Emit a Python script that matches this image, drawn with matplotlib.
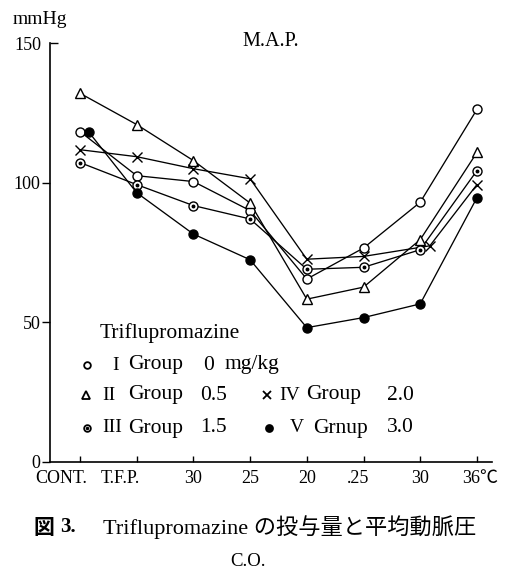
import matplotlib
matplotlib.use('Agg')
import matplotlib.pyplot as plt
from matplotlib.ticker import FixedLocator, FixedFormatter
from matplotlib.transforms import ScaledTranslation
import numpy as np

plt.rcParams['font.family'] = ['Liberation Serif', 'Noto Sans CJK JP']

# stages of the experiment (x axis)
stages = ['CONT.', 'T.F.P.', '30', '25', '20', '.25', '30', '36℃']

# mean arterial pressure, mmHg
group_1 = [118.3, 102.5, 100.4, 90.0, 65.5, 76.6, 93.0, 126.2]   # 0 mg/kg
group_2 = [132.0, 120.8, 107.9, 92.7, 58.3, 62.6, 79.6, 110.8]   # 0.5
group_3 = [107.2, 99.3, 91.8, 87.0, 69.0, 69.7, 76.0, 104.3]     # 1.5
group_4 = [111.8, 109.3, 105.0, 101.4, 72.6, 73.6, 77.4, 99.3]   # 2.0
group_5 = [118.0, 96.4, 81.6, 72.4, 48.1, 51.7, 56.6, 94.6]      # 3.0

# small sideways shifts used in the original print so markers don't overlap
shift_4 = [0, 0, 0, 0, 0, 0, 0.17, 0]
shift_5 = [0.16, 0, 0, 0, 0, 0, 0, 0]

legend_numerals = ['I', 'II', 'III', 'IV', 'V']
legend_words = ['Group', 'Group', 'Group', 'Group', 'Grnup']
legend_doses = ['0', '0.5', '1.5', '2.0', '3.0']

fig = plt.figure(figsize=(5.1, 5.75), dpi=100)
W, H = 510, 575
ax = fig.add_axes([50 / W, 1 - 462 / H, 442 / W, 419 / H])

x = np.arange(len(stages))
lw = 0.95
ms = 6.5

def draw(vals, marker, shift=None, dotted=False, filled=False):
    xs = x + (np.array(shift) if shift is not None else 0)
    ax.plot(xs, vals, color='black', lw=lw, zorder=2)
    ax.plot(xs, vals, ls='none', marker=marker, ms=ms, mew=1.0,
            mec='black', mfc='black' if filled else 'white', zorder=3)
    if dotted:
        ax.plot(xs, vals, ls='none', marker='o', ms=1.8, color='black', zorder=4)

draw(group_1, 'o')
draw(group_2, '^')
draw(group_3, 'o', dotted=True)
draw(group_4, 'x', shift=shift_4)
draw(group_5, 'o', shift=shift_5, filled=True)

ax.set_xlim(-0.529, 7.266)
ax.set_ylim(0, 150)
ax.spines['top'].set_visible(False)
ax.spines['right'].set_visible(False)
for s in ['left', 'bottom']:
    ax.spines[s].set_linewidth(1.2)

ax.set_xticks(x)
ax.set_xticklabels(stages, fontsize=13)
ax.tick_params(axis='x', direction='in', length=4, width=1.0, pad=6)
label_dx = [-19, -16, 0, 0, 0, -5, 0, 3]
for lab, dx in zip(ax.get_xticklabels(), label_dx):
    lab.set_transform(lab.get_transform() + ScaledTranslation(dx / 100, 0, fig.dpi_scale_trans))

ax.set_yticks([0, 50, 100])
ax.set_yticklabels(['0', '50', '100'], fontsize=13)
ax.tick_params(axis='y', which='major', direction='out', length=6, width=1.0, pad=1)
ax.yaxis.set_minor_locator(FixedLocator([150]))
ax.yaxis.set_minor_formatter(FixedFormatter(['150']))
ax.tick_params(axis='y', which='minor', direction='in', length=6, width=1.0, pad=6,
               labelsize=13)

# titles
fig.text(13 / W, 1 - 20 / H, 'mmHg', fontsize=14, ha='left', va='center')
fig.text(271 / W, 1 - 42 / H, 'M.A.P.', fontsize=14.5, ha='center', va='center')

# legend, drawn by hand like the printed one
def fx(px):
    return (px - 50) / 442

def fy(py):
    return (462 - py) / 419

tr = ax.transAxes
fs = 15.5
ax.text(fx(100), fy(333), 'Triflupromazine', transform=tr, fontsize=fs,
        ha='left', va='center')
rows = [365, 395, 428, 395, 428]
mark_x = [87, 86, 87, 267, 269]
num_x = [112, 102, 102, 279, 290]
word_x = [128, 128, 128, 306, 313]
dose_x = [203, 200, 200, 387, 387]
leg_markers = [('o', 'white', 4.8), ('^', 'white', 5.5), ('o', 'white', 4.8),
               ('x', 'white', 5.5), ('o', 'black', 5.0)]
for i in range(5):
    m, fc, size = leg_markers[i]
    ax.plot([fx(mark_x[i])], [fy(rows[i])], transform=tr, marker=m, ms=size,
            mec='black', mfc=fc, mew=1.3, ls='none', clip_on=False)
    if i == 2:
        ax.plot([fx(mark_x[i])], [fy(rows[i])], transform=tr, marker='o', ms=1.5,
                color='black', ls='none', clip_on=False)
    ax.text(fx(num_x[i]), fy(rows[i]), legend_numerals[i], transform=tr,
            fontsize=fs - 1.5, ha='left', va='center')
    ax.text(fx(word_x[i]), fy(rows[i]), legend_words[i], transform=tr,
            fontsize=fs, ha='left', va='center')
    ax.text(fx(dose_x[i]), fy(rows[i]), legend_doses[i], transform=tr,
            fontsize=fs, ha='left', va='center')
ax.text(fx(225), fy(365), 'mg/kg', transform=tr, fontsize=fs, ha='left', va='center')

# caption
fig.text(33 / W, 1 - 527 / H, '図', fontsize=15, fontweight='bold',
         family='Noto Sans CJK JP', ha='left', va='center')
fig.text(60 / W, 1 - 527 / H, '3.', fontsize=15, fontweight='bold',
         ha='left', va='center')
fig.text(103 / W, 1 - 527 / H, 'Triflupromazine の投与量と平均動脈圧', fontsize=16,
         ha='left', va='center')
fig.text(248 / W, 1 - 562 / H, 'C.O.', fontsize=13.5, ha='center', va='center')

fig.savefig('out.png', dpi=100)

■ **WHAT IS BEING ASKED**:
Exactly as written, please give again the lines from the beginning of the listing through the line containing "import numpy as np", inclusive, without any pictures.

■ **FINISHED TASK**:
Emit a Python script that matches this image, drawn with matplotlib.
import matplotlib
matplotlib.use('Agg')
import matplotlib.pyplot as plt
from matplotlib.ticker import FixedLocator, FixedFormatter
from matplotlib.transforms import ScaledTranslation
import numpy as np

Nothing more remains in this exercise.